Strength, durability and weather resistance - that's what you're looking for in the walls (internal and external) of your log house or timber home.
Sutton Two Bedrroom Log Cabin

Log Cabin Timber

Strength, durability and weather resistance – that’s what you’re looking for in the walls (internal and external) of your log house or timber home. And we are very proud of the quality of the timber in all of the log cabins we build.

Is Irish Timber Good Enough?

Irish timber is not good enough for your log cabin. The climate in Ireland is excellent for fast-growing timber – it takes 40 years to grow a full size Norway Spruce in Ireland because of the warm, wet climate, while the Norway Spruce we use in our log cabins grows near the Arctic Circle, and takes 150 years!
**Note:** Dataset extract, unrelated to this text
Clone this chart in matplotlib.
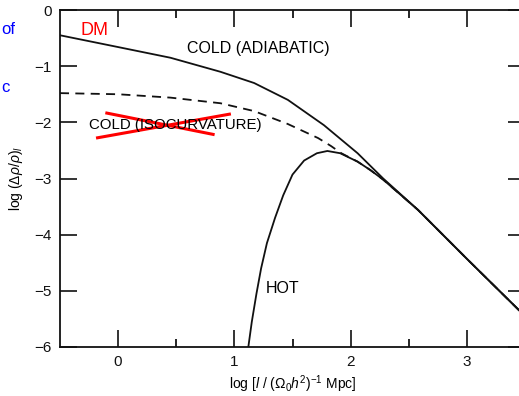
import matplotlib
matplotlib.use('Agg')
import matplotlib.pyplot as plt
import numpy as np

plt.rcParams['font.family'] = ['Liberation Sans', 'DejaVu Sans']
plt.rcParams['mathtext.fontset'] = 'custom'
plt.rcParams['mathtext.rm'] = 'Liberation Sans'
plt.rcParams['mathtext.it'] = 'Liberation Sans:italic'

# log l vs log (drho/rho)_l
cold_adi_x = [-0.5, 0.0, 0.45, 0.88, 1.17, 1.46, 1.77, 2.06, 2.28, 2.58, 3.0, 3.5]
cold_adi_y = [-0.45, -0.66, -0.85, -1.10, -1.30, -1.60, -2.05, -2.55, -3.0, -3.56, -4.43, -5.45]

cold_iso_x = [-0.5, 0.0, 0.45, 0.88, 1.17, 1.46, 1.72, 1.83, 1.92, 2.06, 2.17, 2.28, 2.58, 3.0, 3.5]
cold_iso_y = [-1.48, -1.50, -1.56, -1.66, -1.80, -2.03, -2.28, -2.42, -2.55, -2.70, -2.85, -3.02, -3.56, -4.43, -5.45]

hot_x = [1.12, 1.15, 1.19, 1.23, 1.28, 1.35, 1.42, 1.50, 1.60, 1.71, 1.80, 1.91, 2.06, 2.17, 2.28, 2.58, 3.0, 3.5]
hot_y = [-6.0, -5.55, -5.05, -4.6, -4.15, -3.7, -3.3, -2.93, -2.68, -2.55, -2.51, -2.55, -2.70, -2.85, -3.02, -3.56, -4.43, -5.45]

# red cross drawn over the isocurvature label
cross_a_x = [-0.19, 0.97]
cross_a_y = [-2.28, -1.85]
cross_b_x = [-0.11, 0.83]
cross_b_y = [-1.83, -2.22]

xticks = [0, 1, 2, 3]
yticks = [0, -1, -2, -3, -4, -5, -6]

fig = plt.figure(figsize=(5.19, 3.96), dpi=100)
ax = fig.add_axes([60 / 519, 49 / 396, 465 / 519, 337 / 396])

ax.plot(cold_adi_x, cold_adi_y, color='#111111', lw=1.3)
ax.plot(cold_iso_x, cold_iso_y, color='#111111', lw=1.3, ls=(0, (5, 3.5)))
ax.plot(hot_x, hot_y, color='#111111', lw=1.3)

ax.text(1.21, -0.69, 'COLD (ADIABATIC)', fontsize=11.5, ha='center', va='center')
ax.text(0.49, -2.05, 'COLD (ISOCURVATURE)', fontsize=10.8, ha='center', va='center')
ax.text(1.27, -4.95, 'HOT', fontsize=11.5, ha='left', va='center')

ax.plot(cross_a_x, cross_a_y, color='red', lw=2.2, solid_capstyle='butt')
ax.plot(cross_b_x, cross_b_y, color='red', lw=2.2, solid_capstyle='butt')
ax.text(-0.2, -0.36, 'DM', color='red', fontsize=13, ha='center', va='center')

fig.text(0.002, 1 - 30 / 396, 'of', color='blue', fontsize=12, ha='left', va='center')
fig.text(0.002, 1 - 88 / 396, 'c', color='blue', fontsize=12, ha='left', va='center')

ax.set_xlim(-0.5, 3.5)
ax.set_ylim(-6, 0)
ax.set_xticks(xticks)
ax.set_xticks([0.5, 1.5, 2.5], minor=True)
ax.set_yticks(yticks)
ax.set_yticklabels(['0', '\u22121', '\u22122', '\u22123', '\u22124', '\u22125', '\u22126'])
ax.tick_params(which='major', direction='in', length=12, width=1.2, labelsize=11,
               top=True, right=True, pad=6, colors='#111111')
ax.tick_params(which='minor', direction='in', length=6, width=1.2, top=True)
for s in ax.spines.values():
    s.set_linewidth(1.3)
    s.set_color('#111111')

ax.set_xlabel(r'log [$l$ / ($\Omega_0 h^2$)$^{-1}$ Mpc]', fontsize=10, labelpad=3)
ax.set_ylabel(r'log ($\Delta\rho/\rho$)$_l$', fontsize=10, labelpad=7)

fig.savefig('out.png', dpi=100)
What are the benefits of slow-growing logs?

The planks used to fabricate our log cabins are long, and precision-engineered. So we need excellent, hard reliable timber that can be depended on, firstly in the manufacturing environment, so that it won’t splinter or chip, and more importantly, in the lifetime of the log house or log cabin, so that it won’t twist or warp.

How to tell the quality of the wood in a log cabin.

Take a look at the end-cut of any wal lin the log cabin you’re viewing- the wood rings need to be very tight, as in the picture below. As you will know, each ring represents a year of growth. Tight rings mean that the tree grew slowly. ( In faster growing timber, the fibres are looser, and the wood is just not up to scratch.)

Tight grain indicates strength, durability and reliability
Quality timber in a log cabin

Slow growth in a tree means strength, as the fibres in the wood are very, very compact, which gives the strength, hardness and durability required for a quality log cabin or timber home.